Highsmith adoptó un tono sarcástico.
—¡Ah, bien!, la defensa dice que en realidad esa cifra de quince mil víctimas no es exacta, y de paso afirman que tal vez no operaba sin anestesia. Bien, dicen ellos, quizá fueran unos centenares, o unas docenas. Ya ven ustedes, en realidad no lo saben. Ustedes observarán, naturalmente, que sir Adam Kelno no era alemán, ni nazi, sino un prisionero polaco. Era un hombre del bando aliado, sujeto a toda suerte de terrores, salvado únicamente gracias a la circunstancia de ser un médico experto que utilizaba su pericia para auxiliar al prójimo. Era un hombre cuyo coraje personal salvó a millares de seres… Sí, quiero decir el número de millares con voz bien clara, millares de seres salvados de la enfermedad y la muerte.
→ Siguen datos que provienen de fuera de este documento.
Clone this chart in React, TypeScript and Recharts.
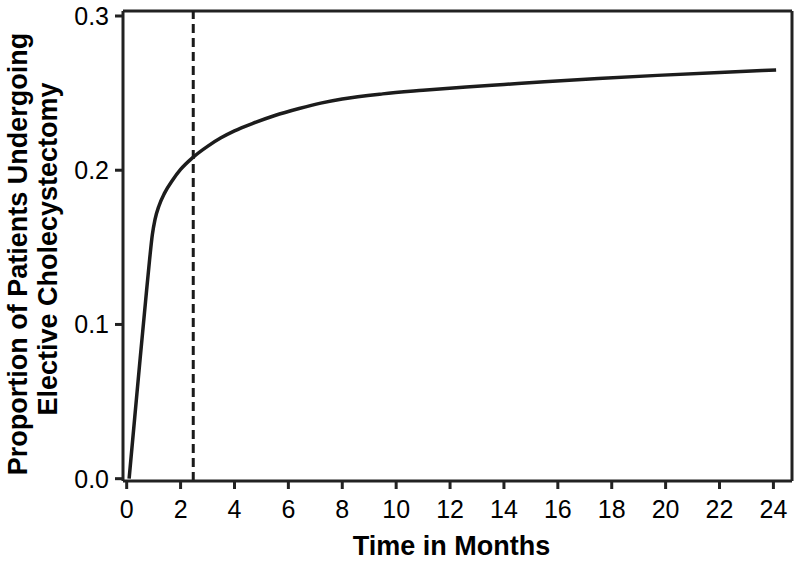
import React from 'react';
import { LineChart, Line, XAxis, YAxis, ReferenceLine } from 'recharts';

const months = [0.09, 0.3, 0.5, 0.7, 0.85, 0.95, 1.05, 1.2, 1.4, 1.7, 2.0, 2.47, 3.0, 3.5, 4.0, 4.7, 5.5, 6.4, 7.2, 8.0, 9.5, 11, 12.6, 14, 15.5, 17.5, 19.7, 22, 24.1];
const proportion = [0, 0.04, 0.078, 0.115, 0.142, 0.158, 0.168, 0.177, 0.185, 0.1935, 0.2005, 0.2085, 0.2155, 0.221, 0.2255, 0.2305, 0.2355, 0.24, 0.2435, 0.2462, 0.2495, 0.2518, 0.254, 0.2556, 0.2573, 0.2594, 0.2615, 0.2634, 0.265];
const xTicks = [0, 2, 4, 6, 8, 10, 12, 14, 16, 18, 20, 22, 24];
const yTicks = [0, 0.1, 0.2, 0.3];
const cutoffMonth = 2.47;
const xTitle = 'Time in Months';
const yTitleLines = ['Proportion of Patients Undergoing', 'Elective Cholecystectomy'];

const data = months.map((m, i) => ({ month: m, value: proportion[i] }));

const FONT = '"Liberation Sans", Arial, Helvetica, sans-serif';
const AXIS = '#222';
const X_DOMAIN: [number, number] = [-0.137, 24.69];
const Y_DOMAIN: [number, number] = [-0.0015, 0.30324];

const XTitle = (props: any) => {
  const vb = props.viewBox || {};
  return (
    <text x={vb.x + vb.width / 2 - 6} y={vb.y + vb.height - 8} textAnchor="middle"
      fontFamily={FONT} fontWeight="bold" fontSize={27} fill="#000">{xTitle}</text>
  );
};

const YTitle = (props: any) => {
  const vb = props.viewBox || {};
  const cy = vb.y + vb.height / 2;
  const x1 = vb.x + 27;
  const x2 = vb.x + 57;
  return (
    <g>
      <text x={x1} y={cy + 8} textAnchor="middle" transform={`rotate(-90, ${x1}, ${cy + 8})`}
        fontFamily={FONT} fontWeight="bold" fontSize={27} fill="#000">{yTitleLines[0]}</text>
      <text x={x2} y={cy + 3} textAnchor="middle" transform={`rotate(-90, ${x2}, ${cy + 3})`}
        fontFamily={FONT} fontWeight="bold" fontSize={27} fill="#000">{yTitleLines[1]}</text>
    </g>
  );
};

export default function App() {
  return (
    <div style={{ position: 'absolute', left: 0, top: 0, width: 800, height: 563, background: '#fff' }}>
      <LineChart width={800} height={563} data={data} margin={{ top: 11, right: 8, bottom: 0, left: 0 }}>
        <XAxis dataKey="month" type="number" domain={X_DOMAIN} ticks={xTicks} allowDataOverflow
          height={82} tickSize={8} tickMargin={11}
          axisLine={{ stroke: AXIS, strokeWidth: 3 }} tickLine={{ stroke: AXIS, strokeWidth: 3 }}
          tick={{ fontFamily: FONT, fontSize: 25, fill: '#000' }}
          label={<XTitle />} />
        <YAxis type="number" domain={Y_DOMAIN} ticks={yTicks} allowDataOverflow
          width={123} tickSize={8} tickMargin={6}
          tickFormatter={(v: number) => v.toFixed(1)}
          axisLine={{ stroke: AXIS, strokeWidth: 3 }} tickLine={{ stroke: AXIS, strokeWidth: 3 }}
          tick={{ fontFamily: FONT, fontSize: 25, fill: '#000' }}
          label={<YTitle />} />
        <ReferenceLine y={Y_DOMAIN[1]} stroke={AXIS} strokeWidth={3} />
        <ReferenceLine x={X_DOMAIN[1]} stroke={AXIS} strokeWidth={3} />
        <ReferenceLine x={cutoffMonth} stroke="#1a1a1a" strokeWidth={3} strokeDasharray="9 5" />
        <Line type="monotone" dataKey="value" stroke="#1c1c1c" strokeWidth={3.5} dot={false}
          isAnimationActive={false} />
      </LineChart>
    </div>
  );
}
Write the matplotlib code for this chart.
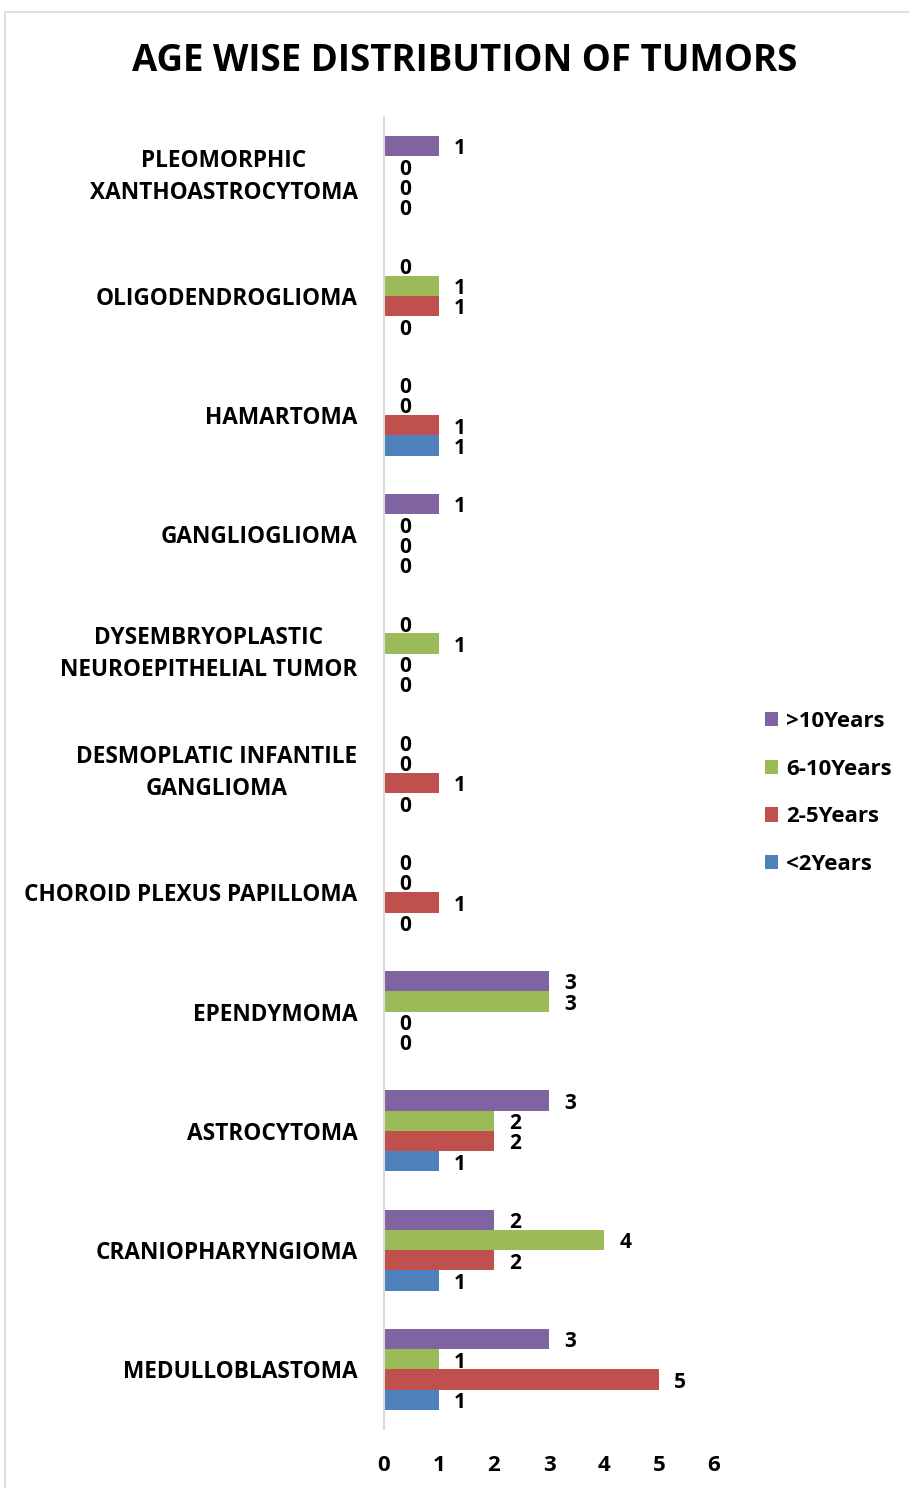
import numpy as np
import matplotlib.pyplot as plt

plt.rcParams['font.family'] = ['Open Sans', 'DejaVu Sans']
plt.rcParams['font.weight'] = 'bold'

categories = [
    "MEDULLOBLASTOMA",
    "CRANIOPHARYNGIOMA",
    "ASTROCYTOMA",
    "EPENDYMOMA",
    "CHOROID PLEXUS PAPILLOMA",
    "DESMOPLATIC INFANTILE\nGANGLIOMA",
    "DYSEMBRYOPLASTIC\nNEUROEPITHELIAL TUMOR",
    "GANGLIOGLIOMA",
    "HAMARTOMA",
    "OLIGODENDROGLIOMA",
    "PLEOMORPHIC\nXANTHOASTROCYTOMA",
]
under_2 = [1, 1, 1, 0, 0, 0, 0, 0, 1, 0, 0]
y2_5 = [5, 2, 2, 0, 1, 1, 0, 0, 1, 1, 0]
y6_10 = [1, 4, 2, 3, 0, 0, 1, 0, 0, 1, 0]
over_10 = [3, 2, 3, 3, 0, 0, 0, 1, 0, 0, 1]

series = [
    ("<2Years", under_2, "#4F81BD"),
    ("2-5Years", y2_5, "#C0504D"),
    ("6-10Years", y6_10, "#9BBB59"),
    (">10Years", over_10, "#8064A2"),
]

W, H = 909, 1488
fig = plt.figure(figsize=(W / 100, H / 100), dpi=100)
ax = fig.add_axes([384 / W, 1 - 1429 / H, (714 - 384) / W, (1429 - 117) / H])

# outer chart border like the Excel chart area
fig.patches.append(plt.Rectangle((5 / W, -0.01), 1.0, 1 - 12 / H + 0.01,
                                 transform=fig.transFigure, fill=False,
                                 edgecolor="#D9D9D9", linewidth=1.2))

y = np.arange(len(categories))
bh = 0.17
for i, (name, vals, color) in enumerate(series):
    pos = y + (i - 1.5) * bh
    bars = ax.barh(pos, vals, height=bh, color=color, label=name)
    for b, v in zip(bars, vals):
        ax.annotate(str(v), (v, b.get_y() + bh / 2), xytext=(11, -2),
                    textcoords="offset points", ha="left", va="center",
                    fontsize=15, fontweight="bold")

ax.set_xlim(0, 6)
ax.set_ylim(-0.5, len(categories) - 0.5)
ax.set_yticks(y)
ax.set_yticklabels(categories, fontsize=16.3, fontweight="bold", ha="right")
for lab in ax.get_yticklabels():
    lab.set_multialignment("center")
    lab.set_linespacing(1.45)
    if "\n" in lab.get_text():
        lab.set_verticalalignment("center")
ax.tick_params(axis="y", length=0, pad=19)
ax.set_xticks(range(7))
ax.tick_params(axis="x", length=0, labelsize=16, pad=19)
for lab in ax.get_xticklabels():
    lab.set_fontweight("bold")
for s in ["top", "right", "bottom"]:
    ax.spines[s].set_visible(False)
ax.spines["left"].set_color("#D9D9D9")
ax.spines["left"].set_linewidth(1.5)

handles, labels = ax.get_legend_handles_labels()
leg = fig.legend(handles[::-1], labels[::-1], loc="center left",
                 bbox_to_anchor=(745 / W, 1 - 793 / H), frameon=False,
                 fontsize=16, handlelength=0.6, handleheight=0.6,
                 handletextpad=0.35, labelspacing=1.2)
for t in leg.get_texts():
    t.set_fontweight("bold")

fig.text(465 / W, 1 - 61 / H, "AGE WISE DISTRIBUTION OF TUMORS",
         ha="center", va="center", fontsize=26.4, fontweight="bold")

fig.savefig("out.png", dpi=100)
La verdad es que sir Adam Kelno realizó, o participó en ellas como ayudante, unas veinte mil operaciones; pero eran operaciones honradas, necesarias y, por añadidura, arriesgó la vida como miembro de una organización clandestina.
A continuación, sir Robert Highsmith explicó la huida de Kelno a Inglaterra, el acto de conferírsele la dignidad de caballero y sus distinguidos trabajos.
—Este hombre —prosiguió— ha venido aquí a limpiar su nombre. Los impresores de este libro —exclamó, cogiéndolo bruscamente y levantándolo en alto— han reconocido el mal que habían hecho y han tenido el buen sentido de presentar excusas en un juicio público. Uno habría pensado que Abraham Cady y David Shawcross harían lo mismo, en lugar de obligarnos a seguir este desagradable camino. Ustedes integran un jurado inglés y están encargados de juzgar la severidad de lo que se ha perpetrado en un libelo dirigido contra este hombre inocente.